7/10
"What invisable power strikes through his arm?"
29 June 2009
Cecil B. DeMille is best remembered for his biblical epics, even though in a forty-year, eighty-film career he only made four of them. It wasn't just that the bible pictures gave him some of his biggest hits; it was in these features that DeMille seemed most at home, and the one genre in which he had unique ability.

Samson and Delilah brought an end to a long phase of epic-cum-adventure movies from DeMille. This period, beginning with The Plainsman in 1936, had some of the weakest pictures of his career for a number of reasons. For one thing, DeMille was not really very good at individualistic action scenes, and there was too much DeMillean historical grandeur and not enough of the free-spirited feel of the Errol Flynn or Tyrone power swashbucklers he was to some extent an trying to copy.

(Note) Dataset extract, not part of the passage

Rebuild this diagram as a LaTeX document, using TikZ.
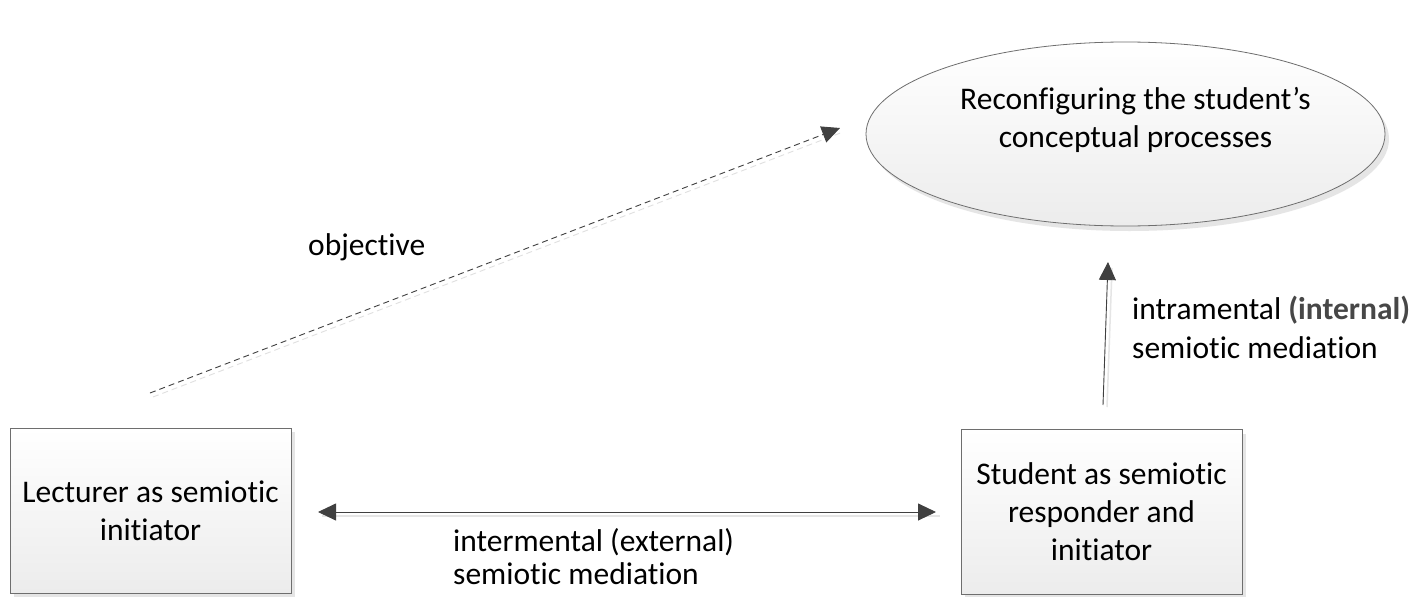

What's more, these were mostly original stories or, at least, ones which were not well known, and DeMille's poor choice of source material and screenwriters meant the new characters and situations tended towards the feeble. DeMille's strength lay in his staging and presentation of a familiar tale, and as such his return to Sunday-school moralising, stuffy and pompous though it may be, is apt and welcome.

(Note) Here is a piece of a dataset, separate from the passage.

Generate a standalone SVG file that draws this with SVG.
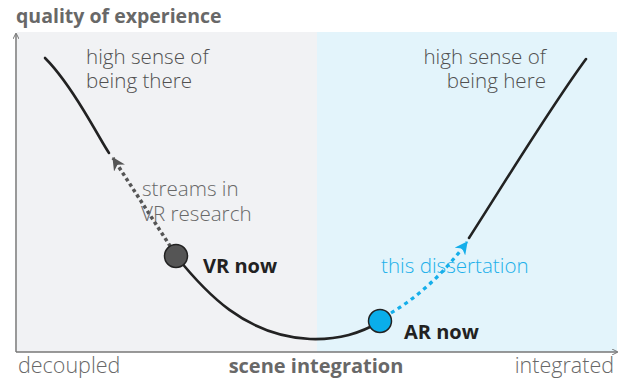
<svg xmlns="http://www.w3.org/2000/svg" width="623" height="378" viewBox="0 0 623 378">
  <style>
    .t { font-family: "Open Sans", "Noto Sans", "DejaVu Sans", sans-serif; font-size: 20.6px; font-weight: 300; }
    .gray { fill: #505050; }
    .muted { fill: #686868; }
    .bold { font-weight: 700; font-size: 20px; }
    .dark { fill: #222; }
    .blue { fill: #1cb0ea; }
    .axis { stroke: #777; stroke-width: 1.5; fill: none; }
    .curve { stroke: #222; stroke-width: 2.6; fill: none; stroke-linecap: round; }
  </style>
  <defs>
    <marker id="axisHead" viewBox="0 0 6 6" refX="5" refY="3" markerWidth="6" markerHeight="6" markerUnits="userSpaceOnUse" orient="auto">
      <path d="M0,0 L6,3 L0,6" fill="none" stroke="#777" stroke-width="1"/>
    </marker>
    <marker id="headGray" viewBox="0 0 12 12" refX="11" refY="6" markerWidth="13" markerHeight="13" markerUnits="userSpaceOnUse" orient="auto">
      <path d="M0,0 L12,6 L0,12 L3.5,6 Z" fill="#555"/>
    </marker>
    <marker id="headBlue" viewBox="0 0 12 12" refX="11" refY="6" markerWidth="13" markerHeight="13" markerUnits="userSpaceOnUse" orient="auto">
      <path d="M0,0 L12,6 L0,12 L3.5,6 Z" fill="#15aeea"/>
    </marker>
  </defs>

  <!-- background regions -->
  <rect x="17" y="32" width="300" height="320" fill="#f1f2f4"/>
  <rect x="317" y="32" width="300" height="320" fill="#e3f4fb"/>

  <!-- axes -->
  <g id="axes">
    <path class="axis" d="M16,352 L16,34" marker-end="url(#axisHead)"/>
    <path class="axis" d="M16,352 L617,352" marker-end="url(#axisHead)"/>
    <text class="t bold muted" x="16" y="23" style="font-size:19.5px">quality of experience</text>
    <text class="t muted" x="18" y="373" style="font-size:21.5px">decoupled</text>
    <text class="t bold muted" x="316" y="373" text-anchor="middle">scene integration</text>
    <text class="t muted" x="614" y="373" text-anchor="end" style="font-size:21.5px">integrated</text>
  </g>

  <!-- connectors: the experience curve -->
  <g id="connectors">
    <path class="curve" d="M45,58 C58,71 70,88 84,111 S103,144 109,153"/>
    <path d="M174,252 L113,158" fill="none" stroke="#555" stroke-width="3.5" stroke-dasharray="3.5,3" marker-end="url(#headGray)"/>
    <path class="curve" d="M176,256 C205,292 245,336 310,339 C340,340 360,333 380,322"/>
    <path d="M391,313 Q434,287 467,242" fill="none" stroke="#15aeea" stroke-width="3.2" stroke-dasharray="4,4" marker-end="url(#headBlue)"/>
    <path class="curve" d="M469,238 C505,182 550,108 586,59"/>
  </g>

  <!-- region labels -->
  <g id="there">
    <text class="t gray" x="86" y="64">high sense of<tspan x="86" y="88">being there</tspan></text>
  </g>
  <g id="here">
    <text class="t gray" x="546" y="64" text-anchor="end">high sense of<tspan x="546" y="88">being here</tspan></text>
  </g>

  <g id="vr-research">
    <text class="t muted" x="142" y="196">streams in<tspan x="141" y="221">VR research</tspan></text>
  </g>

  <g id="vr-now">
    <circle cx="176" cy="256" r="11.5" fill="#555" stroke="#222" stroke-width="1.5"/>
    <text class="t bold dark" x="203" y="273">VR now</text>
  </g>

  <g id="dissertation">
    <text class="t blue" x="381" y="273">this dissertation</text>
  </g>

  <g id="ar-now">
    <circle cx="380" cy="321" r="11.5" fill="#0aaeea" stroke="#222" stroke-width="1.5"/>
    <text class="t bold dark" x="404" y="339">AR now</text>
  </g>
</svg>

You see, DeMille was probably aware on some level that although these fables were well-known in a largely Christian society, to a modern audience they were also historically distant, emotionally neutral and even ridiculous when presented literally. But DeMille never attempted any humanity or realism in his features, instead turning the remote, mythical nature of the stories into a virtue, portraying his subject matter with a kind of dignity and grace. Of course most ancient world epics do this to some extent, but DeMille did it the most effectively because he never demanded that the audience sympathise with the characters, merely that we marvel at their deeds.

Specifically, DeMille composes the picture with overstated gesturing and painterly tableau, like a Gustave Dore print come to life. This is combined with the vivid colours of a bible stories illustration, coded with drab shades for humbleness and virtue, garish ones for extravagance and sin. Throughout, DeMille's flair for dreamlike, rhythmic motion keeps the images flowing, most notably in the establishing tracking shot at the wedding feast - although if you watch closely you'll see one of the two men engaged in a mock swordfight is actually camply slapping his opponent with a feather duster.

And DeMille was perhaps unique in that he even used the imagery to turn God into a character. You can see from one of his much earlier religious pictures, 1929's The Godless Girl, that DeMille associated God with natural beauty, and in Samson and Delilah God makes several key "appearances" as a breathtaking skyscape. This touch would be expanded upon in the 1956 version of Ten Commandments.

It's a pity DeMille didn't associate God with good acting, because even the theatrical presentation on offer here could do with at least some half-decent hamming. The trouble is DeMille chose his actors for their physicality, not for their ability to qualify their job description. In this respect Victor Mature and Hedy Lamarr are natural choices. DeMille's business associate Henry Wilcoxon, whom the director unbelievably used to cast in lead roles, is as wooden as ever, and the somewhat hit-and-miss Angela Lansbury, misses this time. The only standout is George Sanders who proves, just as Herbert Marshall did in DeMille's Four Frightened People, that bad dialogue becomes bearable if you underplay it.

Fortunately when it came to crew DeMille always procured the best. Samson and Delilah boasts Oscar-winning costumes and art direction from no less personages than Edith Head and Hans Dreier respectively. The Technicolor cinematography is great, with some remarkably clear night time shots. Some of the effects may be a little dubious; whenever Victor Mature lifts up something heavy it's obvious it's being hoisted from offscreen, and that woolly-rug/lion tamer scene is actually betrayed by bad editing, but overall this is a solid, high-quality production.

Yes, Samson and Delilah is as corny as anything, but it looks great, and above all it entertains. Don't be too harsh on DeMille's staginess or his archaic moralism, for as his willing appearance as himself in Sunset Boulevard proves, he probably didn't have a sense of irony. And his earnestness was probably his greatest asset.